The exercise: Go through the data and copy every line exactly, but not the images.

Given information:
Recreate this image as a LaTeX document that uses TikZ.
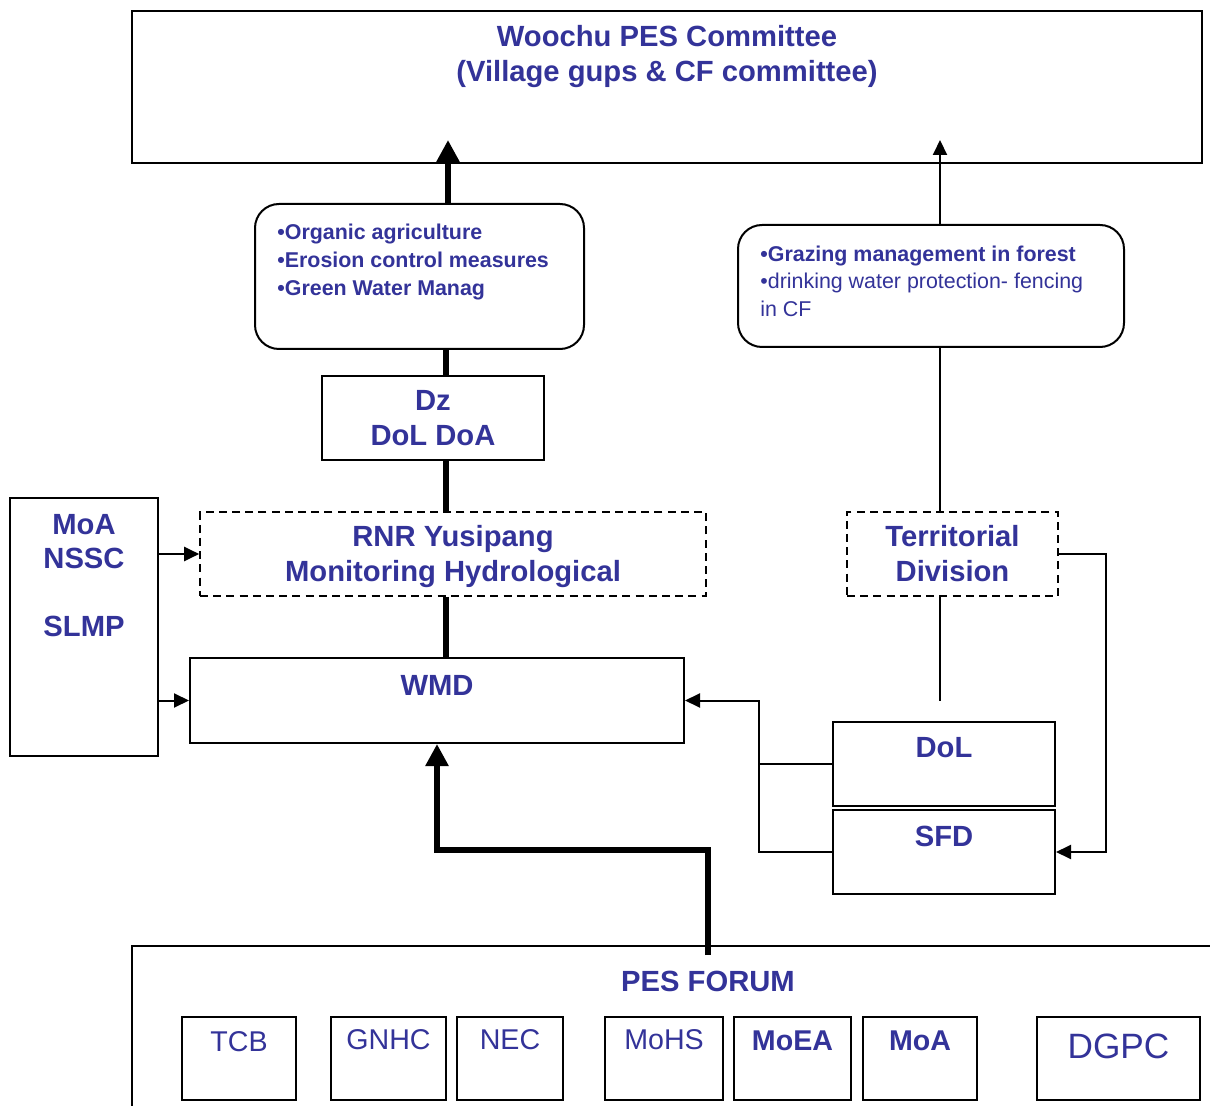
\documentclass[tikz,border=0pt]{standalone}
\usepackage{fontspec}
\setmainfont{Liberation Sans}
\usepackage{tikz}
\usetikzlibrary{calc}
\usetikzlibrary{arrows.meta}
\usepackage{xcolor}
\definecolor{azul}{HTML}{333399}
\tikzset{
	caja/.style={draw,line width=1pt,inner sep=0pt},
	cajaredonda/.style={caja,rounded corners=12pt},
	cajapunteada/.style={draw,line width=0.8pt,dash pattern=on 4pt off 2.6pt,inner sep=0pt},
	titulo/.style={text=azul,font=\fontsize{14.6}{17.5}\selectfont\bfseries,align=center,inner sep=0pt},
	lista/.style={text=azul,font=\fontsize{10.7}{13.8}\selectfont,align=left,inner sep=0pt},
	sigla/.style={text=azul,font=\fontsize{14.3}{17}\selectfont,inner sep=0pt},
	flechagruesa/.style={line width=3pt,-{Triangle[length=11pt,width=11pt]}},
	lineagruesa/.style={line width=3pt},
	flecha/.style={line width=1pt,-{Triangle[length=7.5pt,width=7pt]}},
	linea/.style={line width=1pt}
}
\begin{document}
\begin{tikzpicture}[x=0.5pt,y=-0.5pt]
			\clip (0,0) rectangle (1210,1106);
			\fill[white] (0,0) rectangle (1210,1106);
			%comite
			\node[caja,minimum width=535pt,minimum height=76pt] (comite) at (667,87) {};
			\node[titulo] (comite-t) at (667,57) {Woochu PES Committee\\(Village gups \& CF committee)};
			%actividades
			\node[cajaredonda,minimum width=164.5pt,minimum height=72.5pt] (agri) at (419.5,276.5) {};
			\node[lista,anchor=west] (agri-t) at (277,262) {\textbf{•Organic agriculture}\\\textbf{•Erosion control measures}\\\textbf{•Green Water Manag}};
			\node[cajaredonda,minimum width=193pt,minimum height=61pt] (pastoreo) at (931,286) {};
			\node[lista,anchor=west] (pastoreo-t) at (760,281) {\textbf{•Grazing management in forest}\\•drinking water protection- fencing\\in CF};
			%instituciones
			\node[caja,minimum width=111pt,minimum height=42pt,titulo] (dz) at (433,418) {Dz\\DoL DoA};
			\node[cajapunteada,minimum width=253pt,minimum height=42pt] (rnr) at (453,554) {};
			\node[titulo] (rnr-t) at (453,557) {RNR Yusipang\\Monitoring Hydrological};
			\node[cajapunteada,minimum width=105.5pt,minimum height=42pt,titulo] (terr) at (952.5,554) {Territorial\\Division};
			\node[caja,minimum width=247pt,minimum height=42.5pt] (wmd) at (437,700.5) {};
			\node[titulo] (wmd-t) at (437,685) {WMD};
			\node[caja,minimum width=74pt,minimum height=129pt] (moa) at (84,627) {};
			\node[titulo,font=\fontsize{14.6}{17}\selectfont\bfseries] (moa-t) at (84,576) {MoA\\NSSC\\ \\SLMP};
			\node[caja,minimum width=111pt,minimum height=42pt] (dol) at (944,764) {};
			\node[titulo] (dol-t) at (944,748) {DoL};
			\node[caja,minimum width=111pt,minimum height=42pt] (sfd) at (944,852) {};
			\node[titulo] (sfd-t) at (944,836) {SFD};
			%foro
			\node[caja,minimum width=549pt,minimum height=92pt] (foro) at (681,1038) {};
			\node[titulo] (foro-t) at (708,981) {PES FORUM};
			\node[caja,minimum width=57pt,minimum height=41.5pt] (tcb) at (239,1058.5) {};
			\node[sigla] (tcb-t) at (239,1042) {TCB};
			\node[caja,minimum width=57.5pt,minimum height=41.5pt] (gnhc) at (388.5,1058.5) {};
			\node[sigla] (gnhc-t) at (388.5,1040) {GNHC};
			\node[caja,minimum width=53pt,minimum height=41.5pt] (nec) at (510,1058.5) {};
			\node[sigla] (nec-t) at (510,1040) {NEC};
			\node[caja,minimum width=59pt,minimum height=41.5pt] (mohs) at (664,1058.5) {};
			\node[sigla] (mohs-t) at (664,1040) {MoHS};
			\node[caja,minimum width=58.5pt,minimum height=41.5pt] (moea) at (792.5,1058.5) {};
			\node[sigla,font=\fontsize{14.3}{17}\selectfont\bfseries] (moea-t) at (792.5,1041) {MoEA};
			\node[caja,minimum width=57pt,minimum height=41.5pt] (moa2) at (920,1058.5) {};
			\node[sigla,font=\fontsize{14.3}{17}\selectfont\bfseries] (moa2-t) at (920,1041) {MoA};
			\node[caja,minimum width=81.5pt,minimum height=41.5pt] (dgpc) at (1118.5,1058.5) {};
			\node[sigla,font=\fontsize{17.6}{20}\selectfont] (dgpc-t) at (1118.5,1046) {DGPC};
			%puntos de apoyo
			\coordinate (ejeA) at (446,0);
			\coordinate (puntaA) at (448,140);
			\coordinate (ejeB) at (940,0);
			\coordinate (puntaB) at (940,140);
			\coordinate (finB) at (940,701);
			\coordinate (ladoD) at (1106,0);
			\coordinate (ladoI) at (759,0);
			\coordinate (foroA) at (708,955);
			\coordinate (codo) at (437,850);
			%conexiones
			\draw[flechagruesa] (puntaA |- agri.north) -- (puntaA);
			\draw[lineagruesa] (ejeA |- agri.south) -- (ejeA |- dz.north);
			\draw[lineagruesa] (ejeA |- dz.south) -- (ejeA |- rnr.north);
			\draw[lineagruesa] (ejeA |- rnr.south) -- (ejeA |- wmd.north);
			\draw[flecha] (puntaB |- pastoreo.north) -- (puntaB);
			\draw[linea] (ejeB |- pastoreo.south) -- (ejeB |- terr.north);
			\draw[linea] (ejeB |- terr.south) -- (finB);
			\draw[flecha] (moa.east |- rnr.west) -- (rnr.west);
			\draw[flecha] (moa.east |- wmd.west) -- (wmd.west);
			\draw[flecha] (terr.east) -- (terr.east -| ladoD) -- (ladoD |- sfd.east) -- (sfd.east);
			\draw[linea] (dol.west) -- (dol.west -| ladoI);
			\draw[flecha] (sfd.west) -- (sfd.west -| ladoI) -- (ladoI |- wmd.east) -- (wmd.east);
			\draw[flechagruesa] (foroA) |- (codo) -- (wmd.south);
		\end{tikzpicture}
\end{document}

Exercise answer:
Recreate this image as a LaTeX document that uses TikZ.
\documentclass[tikz,border=0pt]{standalone}
\usepackage{fontspec}
\setmainfont{Liberation Sans}
\usepackage{tikz}
\usetikzlibrary{calc}
\usetikzlibrary{arrows.meta}
\usepackage{xcolor}
\definecolor{azul}{HTML}{333399}
\tikzset{
	caja/.style={draw,line width=1pt,inner sep=0pt},
	cajaredonda/.style={caja,rounded corners=12pt},
	cajapunteada/.style={draw,line width=0.8pt,dash pattern=on 4pt off 2.6pt,inner sep=0pt},
	titulo/.style={text=azul,font=\fontsize{14.6}{17.5}\selectfont\bfseries,align=center,inner sep=0pt},
	lista/.style={text=azul,font=\fontsize{10.7}{13.8}\selectfont,align=left,inner sep=0pt},
	sigla/.style={text=azul,font=\fontsize{14.3}{17}\selectfont,inner sep=0pt},
	flechagruesa/.style={line width=3pt,-{Triangle[length=11pt,width=11pt]}},
	lineagruesa/.style={line width=3pt},
	flecha/.style={line width=1pt,-{Triangle[length=7.5pt,width=7pt]}},
	linea/.style={line width=1pt}
}
\begin{document}
\begin{tikzpicture}[x=0.5pt,y=-0.5pt]
			\clip (0,0) rectangle (1210,1106);
			\fill[white] (0,0) rectangle (1210,1106);
			%comite
			\node[caja,minimum width=535pt,minimum height=76pt] (comite) at (667,87) {};
			\node[titulo] (comite-t) at (667,57) {Woochu PES Committee\\(Village gups \& CF committee)};
			%actividades
			\node[cajaredonda,minimum width=164.5pt,minimum height=72.5pt] (agri) at (419.5,276.5) {};
			\node[lista,anchor=west] (agri-t) at (277,262) {\textbf{•Organic agriculture}\\\textbf{•Erosion control measures}\\\textbf{•Green Water Manag}};
			\node[cajaredonda,minimum width=193pt,minimum height=61pt] (pastoreo) at (931,286) {};
			\node[lista,anchor=west] (pastoreo-t) at (760,281) {\textbf{•Grazing management in forest}\\•drinking water protection- fencing\\in CF};
			%instituciones
			\node[caja,minimum width=111pt,minimum height=42pt,titulo] (dz) at (433,418) {Dz\\DoL DoA};
			\node[cajapunteada,minimum width=253pt,minimum height=42pt] (rnr) at (453,554) {};
			\node[titulo] (rnr-t) at (453,557) {RNR Yusipang\\Monitoring Hydrological};
			\node[cajapunteada,minimum width=105.5pt,minimum height=42pt,titulo] (terr) at (952.5,554) {Territorial\\Division};
			\node[caja,minimum width=247pt,minimum height=42.5pt] (wmd) at (437,700.5) {};
			\node[titulo] (wmd-t) at (437,685) {WMD};
			\node[caja,minimum width=74pt,minimum height=129pt] (moa) at (84,627) {};
			\node[titulo,font=\fontsize{14.6}{17}\selectfont\bfseries] (moa-t) at (84,576) {MoA\\NSSC\\ \\SLMP};
			\node[caja,minimum width=111pt,minimum height=42pt] (dol) at (944,764) {};
			\node[titulo] (dol-t) at (944,748) {DoL};
			\node[caja,minimum width=111pt,minimum height=42pt] (sfd) at (944,852) {};
			\node[titulo] (sfd-t) at (944,836) {SFD};
			%foro
			\node[caja,minimum width=549pt,minimum height=92pt] (foro) at (681,1038) {};
			\node[titulo] (foro-t) at (708,981) {PES FORUM};
			\node[caja,minimum width=57pt,minimum height=41.5pt] (tcb) at (239,1058.5) {};
			\node[sigla] (tcb-t) at (239,1042) {TCB};
			\node[caja,minimum width=57.5pt,minimum height=41.5pt] (gnhc) at (388.5,1058.5) {};
			\node[sigla] (gnhc-t) at (388.5,1040) {GNHC};
			\node[caja,minimum width=53pt,minimum height=41.5pt] (nec) at (510,1058.5) {};
			\node[sigla] (nec-t) at (510,1040) {NEC};
			\node[caja,minimum width=59pt,minimum height=41.5pt] (mohs) at (664,1058.5) {};
			\node[sigla] (mohs-t) at (664,1040) {MoHS};
			\node[caja,minimum width=58.5pt,minimum height=41.5pt] (moea) at (792.5,1058.5) {};
			\node[sigla,font=\fontsize{14.3}{17}\selectfont\bfseries] (moea-t) at (792.5,1041) {MoEA};
			\node[caja,minimum width=57pt,minimum height=41.5pt] (moa2) at (920,1058.5) {};
			\node[sigla,font=\fontsize{14.3}{17}\selectfont\bfseries] (moa2-t) at (920,1041) {MoA};
			\node[caja,minimum width=81.5pt,minimum height=41.5pt] (dgpc) at (1118.5,1058.5) {};
			\node[sigla,font=\fontsize{17.6}{20}\selectfont] (dgpc-t) at (1118.5,1046) {DGPC};
			%puntos de apoyo
			\coordinate (ejeA) at (446,0);
			\coordinate (puntaA) at (448,140);
			\coordinate (ejeB) at (940,0);
			\coordinate (puntaB) at (940,140);
			\coordinate (finB) at (940,701);
			\coordinate (ladoD) at (1106,0);
			\coordinate (ladoI) at (759,0);
			\coordinate (foroA) at (708,955);
			\coordinate (codo) at (437,850);
			%conexiones
			\draw[flechagruesa] (puntaA |- agri.north) -- (puntaA);
			\draw[lineagruesa] (ejeA |- agri.south) -- (ejeA |- dz.north);
			\draw[lineagruesa] (ejeA |- dz.south) -- (ejeA |- rnr.north);
			\draw[lineagruesa] (ejeA |- rnr.south) -- (ejeA |- wmd.north);
			\draw[flecha] (puntaB |- pastoreo.north) -- (puntaB);
			\draw[linea] (ejeB |- pastoreo.south) -- (ejeB |- terr.north);
			\draw[linea] (ejeB |- terr.south) -- (finB);
			\draw[flecha] (moa.east |- rnr.west) -- (rnr.west);
			\draw[flecha] (moa.east |- wmd.west) -- (wmd.west);
			\draw[flecha] (terr.east) -- (terr.east -| ladoD) -- (ladoD |- sfd.east) -- (sfd.east);
			\draw[linea] (dol.west) -- (dol.west -| ladoI);
			\draw[flecha] (sfd.west) -- (sfd.west -| ladoI) -- (ladoI |- wmd.east) -- (wmd.east);
			\draw[flechagruesa] (foroA) |- (codo) -- (wmd.south);
		\end{tikzpicture}
\end{document}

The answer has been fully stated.